The nurse and friar Laurence both had good intentions for Romeo and Juliet in the same way that parents have good intentions for their children. The Nurse was more of a mother figure for Juliet than Juliet's own mother probably ever was. Juliet is from a wealthy family. She has her own personal nurse/servant. The Nurse has raised Juliet from infancy and done her feeding, bathing, clothing, etc. for all of Juliet's life. Juliet saw the Nurse as a friend and confidant as well as her servant. And the Nurse saw Juliet as more than her job. This relationship is evident in how the Nurse helps Juliet have her secret balcony meeting with Romeo. The nurse keeps watch, encourages her to pursue Romeo, and even makes dirty jokes about it. Then later, when it becomes clear to the Nurse that Juliet will never be allowed to marry Romeo, the Nurse does her absolute best to sell Juliet on the idea of marrying Paris. Deep down the Nurse might know that Juliet loves Romeo deeply, but the Nurse also knows that Paris will be a much better provider for Juliet. That and the family already likes Paris. The Nurse is definitely watching out for Juliet.
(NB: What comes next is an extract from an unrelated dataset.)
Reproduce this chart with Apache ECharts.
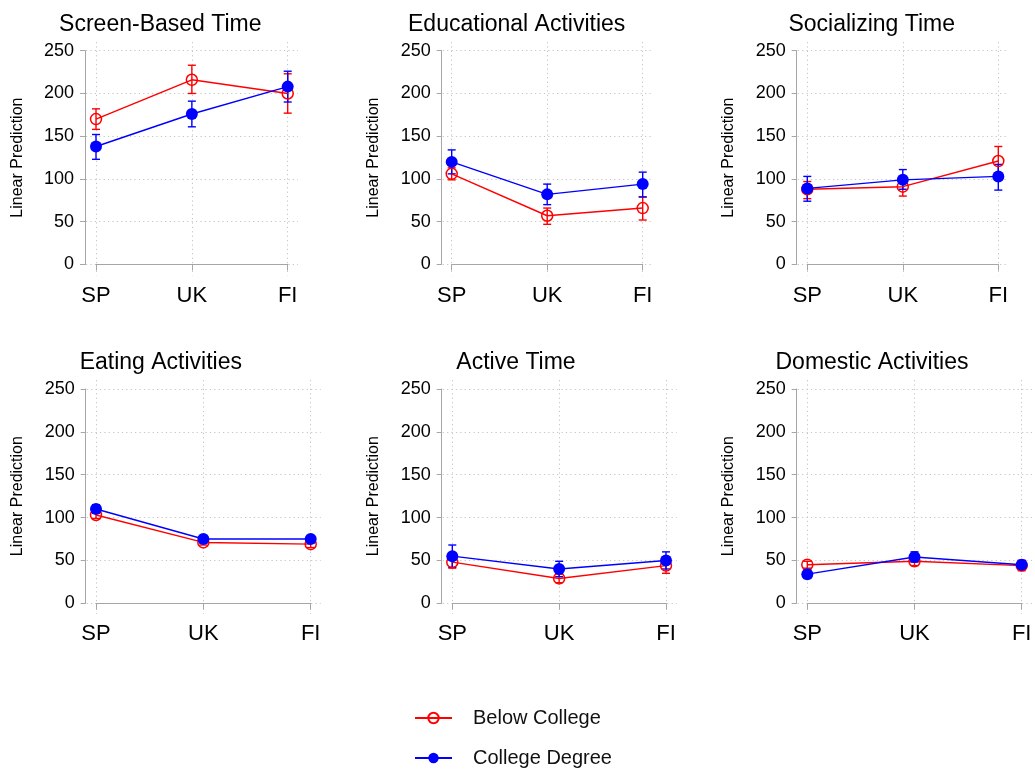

Friar Laurence is along the same lines as the Nurse. He is a counselor to both Romeo and Juliet. He advises them to take their relationship slowly, because is very much aware of the two families' antagonism toward each other. Friar Laurence agrees to marry Romeo and Juliet because he believes that they are truly in love, and he also thinks that the marriage may mend the relationship between the Capulets and Montagues. The reader never finds out if his plan works, because it's a secret marriage and nobody knows about it.
And that's when it all goes wrong. Juliet's father more or less tells Juliet that she will marry Paris later that week. Juliet consults with the Friar. He gives her a potion that will make her look dead. Romeo is then supposed to find her at the tomb, so that they can escape in love together. Romeo doesn't get the memo, thinks Juliet is really dead, kills himself, Juliet wakes up, sees Romeo dead, and then kills herself.
While the Friar and the Nurse may have had good intentions, ultimately their plotting and advice led to the deaths of Romeo and Juliet. The nurse's "marry Paris" speech only pushed Juliet away, and the friar's fake death plan definitely didn't work out as intended.